Chapter 7 on data visualization starts with a promising quote from Tufte ( all chapters are preceded by quotes, a practice that makes them enjoyable reading though sometimes wondering at the context and suitability). It disappoints in giving us the historical cholera epidemic and Napoleon's march visualization without any recent data visualizations to match them. R and ggplot2 are explained off in a page or two to be rapidly followed by Python's matplotlib. The chapter ends with a a rather broad and verbose explanation of both D3.js and javascript code though disappoints with no color graphs at all. A chapter on data visualization should contain more data visualizations, you night think or at least a wee bit more  links and references than a single quote from Edward Tufte.

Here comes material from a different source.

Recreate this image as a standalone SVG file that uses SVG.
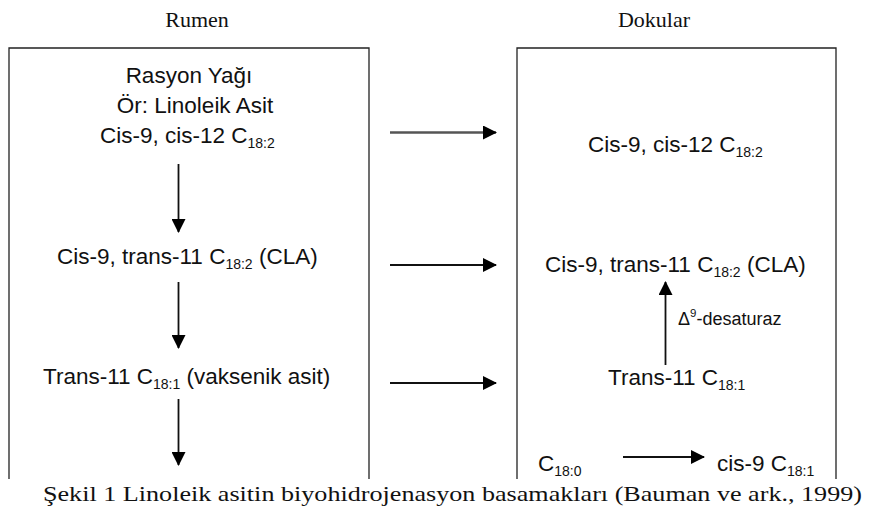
<svg xmlns="http://www.w3.org/2000/svg" width="880" height="513" viewBox="0 0 880 513">
<style>
.t{font-family:"Liberation Sans",Arial,sans-serif;font-size:22.5px;fill:#111}
.s{font-size:14px}
.h{font-family:"Liberation Serif","Times New Roman",serif;font-size:22px;fill:#111}
.cap{font-family:"Liberation Serif","Times New Roman",serif;font-size:22px;fill:#111}
.box{fill:none;stroke:#222;stroke-width:1.3}
.ar{stroke:#111;stroke-width:1.8;fill:none}
.arh{stroke:#555;stroke-width:2.4;fill:none}
</style>
<defs>
<marker id="ah" viewBox="0 0 14 14" refX="13" refY="7" markerWidth="14" markerHeight="14" markerUnits="userSpaceOnUse" orient="auto">
<path d="M0,0 L14,7 L0,14 Z" fill="#000"/>
</marker>
</defs>
<rect width="880" height="513" fill="#fff"/>
<g id="titles">
<text class="h" x="197" y="26.5" text-anchor="middle">Rumen</text>
<text class="h" x="654" y="26.5" text-anchor="middle">Dokular</text>
</g>
<g id="rumen-box">
<path class="box" d="M9,479 V48 H369 V479"/>
</g>
<g id="dokular-box">
<path class="box" d="M517,479 V48 H836 V479"/>
</g>
<g id="n-rasyon">
<text class="t" x="189" y="83" text-anchor="middle">Rasyon Yağı</text>
<text class="t" x="195" y="113" text-anchor="middle">Ör: Linoleik Asit</text>
<text class="t" x="100" y="143">Cis-9, cis-12 C<tspan class="s" dy="5">18:2</tspan></text>
</g>
<g id="n-cla-r">
<text class="t" x="57" y="264">Cis-9, trans-11 C<tspan class="s" dy="5">18:2</tspan><tspan dy="-5"> (CLA)</tspan></text>
</g>
<g id="n-trans-r">
<text class="t" x="43" y="384">Trans-11 C<tspan class="s" dy="5">18:1</tspan><tspan dy="-5"> (vaksenik asit)</tspan></text>
</g>
<g id="n-cis12-d">
<text class="t" x="588" y="152">Cis-9, cis-12 C<tspan class="s" dy="5">18:2</tspan></text>
</g>
<g id="n-cla-d">
<text class="t" x="545" y="272">Cis-9, trans-11 C<tspan class="s" dy="5">18:2</tspan><tspan dy="-5"> (CLA)</tspan></text>
</g>
<g id="n-trans-d">
<text class="t" x="608" y="385">Trans-11 C<tspan class="s" dy="5">18:1</tspan></text>
</g>
<g id="n-c180">
<text class="t" x="538" y="471">C<tspan class="s" dy="5">18:0</tspan></text>
</g>
<g id="n-cis9">
<text class="t" x="717" y="471">cis-9 C<tspan class="s" dy="5">18:1</tspan></text>
</g>
<g id="connectors">
<line class="ar" x1="178.5" y1="164" x2="178.5" y2="232" marker-end="url(#ah)"/>
<line class="ar" x1="178.5" y1="282" x2="178.5" y2="348" marker-end="url(#ah)"/>
<line class="ar" x1="178.5" y1="399" x2="178.5" y2="465" marker-end="url(#ah)"/>
<line class="arh" x1="390" y1="132.5" x2="496" y2="132.5" marker-end="url(#ah)"/>
<line class="ar" x1="390" y1="265" x2="496" y2="265" marker-end="url(#ah)"/>
<line class="ar" x1="390" y1="383" x2="496" y2="383" marker-end="url(#ah)"/>
<line class="ar" x1="665.5" y1="365" x2="665.5" y2="282" marker-end="url(#ah)"/>
<line class="ar" x1="623" y1="457" x2="704" y2="457" marker-end="url(#ah)"/>
<text class="t" x="678" y="325" style="font-size:18px">Δ<tspan style="font-size:11.5px" dy="-8">9</tspan><tspan dy="8">-desaturaz</tspan></text>
</g>
<g id="caption">
<rect x="0" y="480" width="880" height="33" fill="#fff"/>
<text class="cap" x="43" y="501" textLength="819" lengthAdjust="spacingAndGlyphs">Şekil 1 Linoleik asitin biyohidrojenasyon basamakları (Bauman ve ark., 1999)</text>
</g>
</svg>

Chapter 8 deals with MapReduce data pipelines and Chapter 9 with Pig data transformation workflows. There are enough examples here to give a flavor but the topics are hardly covered extensively for any actionable follow through. Part 5 deals with a single chapter on Machine Learning using Mahout which is clearly a shame given the plethora of approaches aside from Mahout to deal with it. The author's apparently computer scientist like enthusiasm for  machine learning bubbles over leaving much lesser room for other Mahout specific things. The lack of other chapters in this part can be considered a major drawback to this part.

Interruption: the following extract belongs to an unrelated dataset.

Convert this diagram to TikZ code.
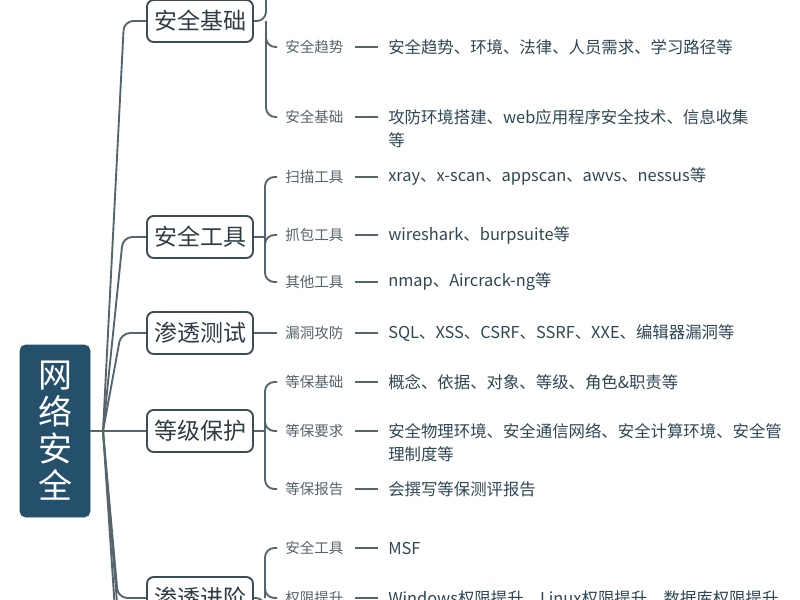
\documentclass[tikz,border=0pt]{standalone}
\usepackage{fontspec}
\setmainfont{Noto Sans CJK SC}
\definecolor{centerfill}{HTML}{25506B}
\definecolor{boxline}{HTML}{3E4C55}
\definecolor{linec}{HTML}{56646C}
\definecolor{labc}{HTML}{56646C}
\definecolor{detc}{HTML}{2F4754}
\definecolor{boxtext}{HTML}{2F3C45}
\begin{document}
\begin{tikzpicture}[x=0.75pt,y=-0.75pt,
 centerbox/.style={fill=centerfill, draw=centerfill, rounded corners=4pt, minimum width=52.5pt, minimum height=129pt, text=white, align=center, font=\fontsize{25.5pt}{27.75pt}\selectfont, inner sep=0pt},
 topicbox/.style={draw=boxline, line width=1.4pt, rounded corners=5pt, fill=white, minimum width=79.5pt, minimum height=31.5pt, inner sep=0pt, text=boxtext, font=\fontsize{17.25pt}{20pt}\selectfont},
 sublabel/.style={anchor=west, inner sep=0pt, text=labc, font=\fontsize{10.9pt}{13pt}\selectfont},
 detail/.style={anchor=west, inner sep=0pt, text=detc, font=\fontsize{12.3pt}{17.25pt}\selectfont, align=left},
 detailtwo/.style={detail, anchor=north west},
 conn/.style={draw=linec, line width=1.4pt, rounded corners=7pt},
 dashline/.style={draw=linec, line width=1.2pt},
]
\useasboundingbox (0,0) rectangle (800,600);
\fill[white] (0,0) rectangle (800,600);
\clip (0,0) rectangle (800,600);

% center
\node[centerbox] (c) at (55,431) {网\\络\\安\\全};
\coordinate (hub) at (103,431);

% level-1 topics
\node[topicbox] (b1) at (200,21) {安全基础};
\node[topicbox] (b2) at (200,237) {安全工具};
\node[topicbox] (b3) at (200,333) {渗透测试};
\node[topicbox] (b4) at (200,431) {等级保护};
\node[topicbox] (b5) at (200,598) {渗透进阶};

% corners & off-image ends
\coordinate (k1) at (124,21);
\coordinate (k2) at (123,237);
\coordinate (k3) at (121,333);
\coordinate (k5) at (118,598);
\coordinate (o1) at (121,700);
\coordinate (o2) at (125,700);

\draw[conn] (c.east) -- (hub) -- (b4.west);
\draw[conn] (hub) -- (k1) -- (b1.west);
\draw[conn] (hub) -- (k2) -- (b2.west);
\draw[conn] (hub) -- (k3) -- (b3.west);
\draw[conn] (hub) -- (k5) -- (b5.west);
\draw[conn] (hub) -- (o1);
\draw[conn] (hub) -- (o2);

% sub labels
\node[sublabel] (l12) at (285,47) {安全趋势};
\node[sublabel] (l13) at (285,117) {安全基础};
\node[sublabel] (l21) at (285,177) {扫描工具};
\node[sublabel] (l22) at (285,235) {抓包工具};
\node[sublabel] (l23) at (285,282) {其他工具};
\node[sublabel] (l31) at (285,333) {漏洞攻防};
\node[sublabel] (l41) at (285,382) {等保基础};
\node[sublabel] (l42) at (285,431) {等保要求};
\node[sublabel] (l43) at (285,489) {等保报告};
\node[sublabel] (l51) at (285,548) {安全工具};
\node[sublabel] (l52) at (285,598) {权限提升};

% details
\node[detail] (d12) at (388,47) {安全趋势、环境、法律、人员需求、学习路径等};
\node[detailtwo] (d13) at (388,109) {攻防环境搭建、web应用程序安全技术、信息收集\\等};
\node[detail] (d21) at (388,176) {xray、x-scan、appscan、awvs、nessus等};
\node[detail] (d22) at (388,235) {wireshark、burpsuite等};
\node[detail] (d23) at (388,282) {nmap、Aircrack-ng等};
\node[detail] (d31) at (388,333) {SQL、XSS、CSRF、SSRF、XXE、编辑器漏洞等};
\node[detail] (d41) at (388,382) {概念、依据、对象、等级、角色\&职责等};
\node[detailtwo] (d42) at (388,423) {安全物理环境、安全通信网络、安全计算环境、安全管\\理制度等};
\node[detail] (d43) at (388,489) {会撰写等保测评报告};
\node[detail] (d51) at (388,548) {MSF};
\node[detail] (d52) at (388,598) {Windows权限提升、Linux权限提升、数据库权限提升};

% brackets
\coordinate (j1) at (266,21);
\coordinate (j2) at (265,237);
\coordinate (j3) at (265,333);
\coordinate (j4) at (265,431);
\coordinate (j5) at (265,598);
\coordinate (u1) at (266,-40);
\coordinate (u5) at (265,660);

\draw[conn] (b1.east) -- (j1) -- (u1);
\draw[conn] (j1) |- ([xshift=-6pt]l12.west);
\draw[conn] (j1) |- ([xshift=-6pt]l13.west);

\draw[conn] (b2.east) -- (j2);
\draw[conn] (j2) |- ([xshift=-6pt]l21.west);
\draw[conn] (j2) |- ([xshift=-6pt]l22.west);
\draw[conn] (j2) |- ([xshift=-6pt]l23.west);

\draw[conn] (b3.east) -- ([xshift=-6pt]l31.west);

\draw[conn] (b4.east) -- (j4);
\draw[conn] (j4) |- ([xshift=-6pt]l41.west);
\draw[conn] (j4) |- ([xshift=-6pt]l42.west);
\draw[conn] (j4) |- ([xshift=-6pt]l43.west);

\draw[conn] (b5.east) -- (j5) -- (u5);
\draw[conn] (j5) |- ([xshift=-6pt]l51.west);
\draw[conn] (j5) |- ([xshift=-6pt]l52.west);

% dashes
\foreach \l/\d in {l12/d12,l13/d13,l21/d21,l22/d22,l23/d23,l31/d31,l41/d41,l42/d42,l43/d43,l51/d51,l52/d52}{
  \draw[dashline] ([xshift=8.5pt]\l.east) -- ([xshift=-7.5pt]\d.west |- \l.east);
}
\end{tikzpicture}
\end{document}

Chapter 11 on using R for large data sets ignores the Revolution Analytics package RevoscaleR - a major omission. It however names all the other packages with a flavor of examples of each that are just right to tease an interest in the reader who does not know R well enough to be intrigued by it (disclaimer- this Reviewer wrote a book on R). I do wish that much less page space was wasted on the oft repeated data science is sexy thing and the R wont be sufficient without RAM especially given the days of cloud instances. The choice between entertaining the reader, being readable for the not so technical audience and actual examples that are actionable seems a bit skewed here.

The author may be biased towards Python though as he clearly elucidates it in Chapter 12 with much more gusto (including a heading called "The Snakes Are Loose In The Data Zoo", just as the reviewer may be sentimental about R. However the author correctly identifies the ongoing and interesting contest between these two software camps for Big Data Statistical supremacy, and the comparison is one of the very few and indeed very valuable comparisons between R and Python within the  pages of the same book. I only wish there was more technical examples to it, and less of the New York Times style verbose pomp. The cursory and superficial  treatment to Numpy, SciPy, Pandas and iPython can only make the technical audience wanting for more.

Chapter 13 goes outright in managerial territory with metered cloud computing and cost-benefit measured open source strategies being the recommended go to options. Chapter 14 is an exercise in futurism with crystal ball gazing, an exercise that dilutes some of the rigor of an otherwise appetizing book.

Indeed that is the shame of the book- it had great to legendary potential, but gets lost in just another good book to have territory. However we recommend it for the reader struggling to cope with the Big changes in Big Data, and can only appeal to the writer to add bit more meat (technical examples) and bit less sauce (NYT style tech prose) in the next technology flavored book or edition he chooses to author. Hopefully some of these slight imperfections in an otherwise beautifully thought and authored book would be addressed in it's accompanying blog

Read it as an appetizer for the next round of technology platforms fighting to catch your attention in the next generation of computing, and you won't be disappointed.